§ **Work to do**: Filter these entries so that only lines with the word "source" remain.

>> begin Data listing

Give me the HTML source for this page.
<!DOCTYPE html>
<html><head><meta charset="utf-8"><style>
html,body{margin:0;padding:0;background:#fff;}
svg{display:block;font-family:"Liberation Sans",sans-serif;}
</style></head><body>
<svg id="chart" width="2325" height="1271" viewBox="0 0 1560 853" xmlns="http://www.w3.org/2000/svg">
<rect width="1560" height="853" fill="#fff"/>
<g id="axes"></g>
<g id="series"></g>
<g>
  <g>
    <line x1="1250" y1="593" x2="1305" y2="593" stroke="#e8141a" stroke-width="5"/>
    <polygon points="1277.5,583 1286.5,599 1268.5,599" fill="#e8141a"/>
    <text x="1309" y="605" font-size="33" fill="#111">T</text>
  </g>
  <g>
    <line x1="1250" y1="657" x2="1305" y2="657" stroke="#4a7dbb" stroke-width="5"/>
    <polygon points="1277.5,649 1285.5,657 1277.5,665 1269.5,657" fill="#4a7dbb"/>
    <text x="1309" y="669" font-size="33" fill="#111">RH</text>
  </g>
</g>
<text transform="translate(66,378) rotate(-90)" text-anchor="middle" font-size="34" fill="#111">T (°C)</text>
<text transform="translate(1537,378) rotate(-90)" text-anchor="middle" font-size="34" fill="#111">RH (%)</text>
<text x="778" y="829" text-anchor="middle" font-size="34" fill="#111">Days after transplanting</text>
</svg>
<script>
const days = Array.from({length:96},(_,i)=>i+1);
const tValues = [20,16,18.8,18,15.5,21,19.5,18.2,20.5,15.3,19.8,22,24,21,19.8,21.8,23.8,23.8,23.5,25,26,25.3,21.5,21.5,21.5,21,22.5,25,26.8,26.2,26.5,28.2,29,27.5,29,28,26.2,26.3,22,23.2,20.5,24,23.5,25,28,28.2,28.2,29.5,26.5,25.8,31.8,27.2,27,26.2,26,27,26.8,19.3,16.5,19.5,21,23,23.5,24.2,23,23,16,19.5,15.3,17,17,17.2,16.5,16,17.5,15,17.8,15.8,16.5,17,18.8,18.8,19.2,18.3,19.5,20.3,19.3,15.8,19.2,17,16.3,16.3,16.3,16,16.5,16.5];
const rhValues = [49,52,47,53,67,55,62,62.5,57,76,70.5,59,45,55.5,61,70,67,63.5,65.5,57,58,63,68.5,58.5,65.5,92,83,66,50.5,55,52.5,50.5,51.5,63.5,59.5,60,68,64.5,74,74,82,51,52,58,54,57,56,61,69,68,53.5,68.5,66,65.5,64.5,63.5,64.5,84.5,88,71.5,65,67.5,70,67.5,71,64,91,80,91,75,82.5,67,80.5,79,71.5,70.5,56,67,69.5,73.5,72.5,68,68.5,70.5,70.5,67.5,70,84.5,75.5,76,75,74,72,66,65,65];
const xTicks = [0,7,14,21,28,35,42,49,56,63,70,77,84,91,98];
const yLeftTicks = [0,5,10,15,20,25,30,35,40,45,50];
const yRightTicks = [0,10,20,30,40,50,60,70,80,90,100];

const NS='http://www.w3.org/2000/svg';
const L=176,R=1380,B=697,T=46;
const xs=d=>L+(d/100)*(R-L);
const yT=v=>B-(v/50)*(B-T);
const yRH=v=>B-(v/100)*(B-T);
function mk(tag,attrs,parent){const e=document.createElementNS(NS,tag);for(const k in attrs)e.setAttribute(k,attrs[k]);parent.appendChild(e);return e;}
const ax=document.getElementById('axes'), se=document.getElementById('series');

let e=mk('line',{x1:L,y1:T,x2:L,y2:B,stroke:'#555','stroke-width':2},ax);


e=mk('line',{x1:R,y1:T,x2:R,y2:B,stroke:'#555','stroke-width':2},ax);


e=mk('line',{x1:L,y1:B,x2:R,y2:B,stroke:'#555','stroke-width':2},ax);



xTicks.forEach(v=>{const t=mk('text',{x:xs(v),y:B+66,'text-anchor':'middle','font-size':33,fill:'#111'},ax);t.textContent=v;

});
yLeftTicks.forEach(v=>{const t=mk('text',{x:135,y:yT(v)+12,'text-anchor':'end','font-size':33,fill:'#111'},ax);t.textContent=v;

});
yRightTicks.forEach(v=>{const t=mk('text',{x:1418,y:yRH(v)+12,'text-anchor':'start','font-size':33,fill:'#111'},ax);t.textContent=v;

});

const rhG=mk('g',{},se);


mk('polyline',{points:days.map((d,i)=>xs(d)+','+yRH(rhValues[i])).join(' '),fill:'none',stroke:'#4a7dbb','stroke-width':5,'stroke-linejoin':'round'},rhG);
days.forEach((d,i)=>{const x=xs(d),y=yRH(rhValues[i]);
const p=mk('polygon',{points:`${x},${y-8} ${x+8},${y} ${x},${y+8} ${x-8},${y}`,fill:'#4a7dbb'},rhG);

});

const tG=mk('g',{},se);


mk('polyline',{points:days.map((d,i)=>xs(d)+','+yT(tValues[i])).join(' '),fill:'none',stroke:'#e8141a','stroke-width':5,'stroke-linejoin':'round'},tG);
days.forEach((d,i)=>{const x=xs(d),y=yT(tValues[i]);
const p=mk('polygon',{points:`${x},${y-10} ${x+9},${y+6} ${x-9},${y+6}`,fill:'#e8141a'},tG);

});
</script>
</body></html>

>> end Data listing
>> begin Data listing

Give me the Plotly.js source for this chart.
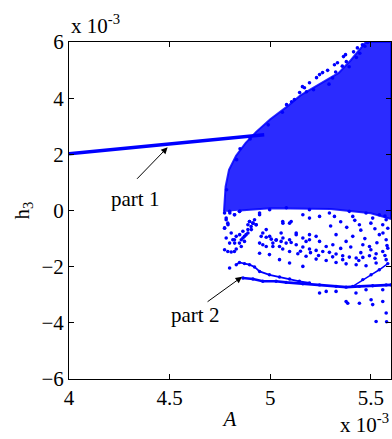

>> end Data listing
>> begin Data listing

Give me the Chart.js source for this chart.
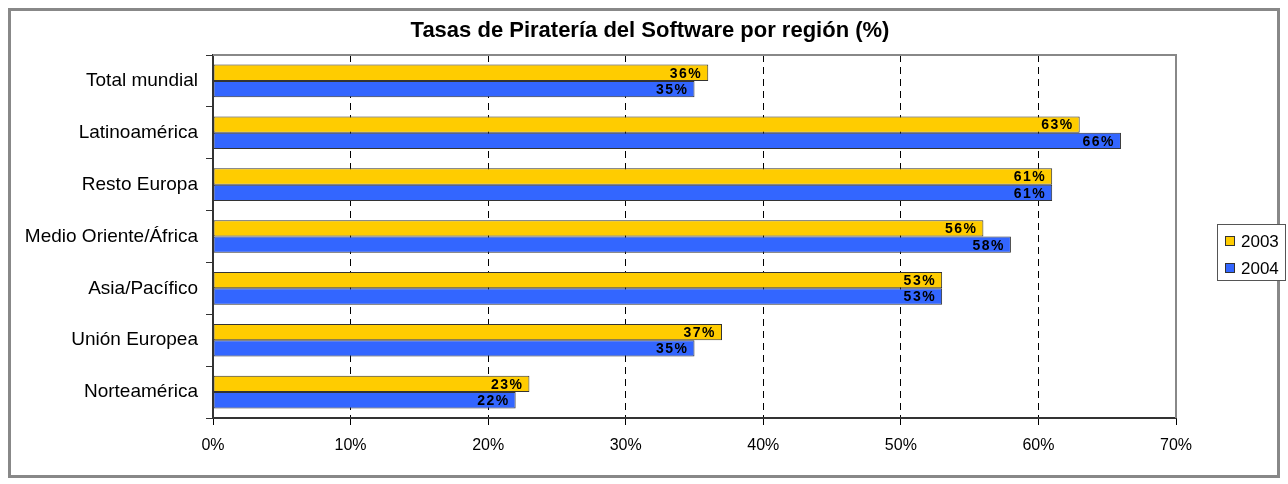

>> end Data listing

§ **Answer to this problem**:
Give me the HTML source for this page.
Give me the Plotly.js source for this chart.
Give me the Chart.js source for this chart.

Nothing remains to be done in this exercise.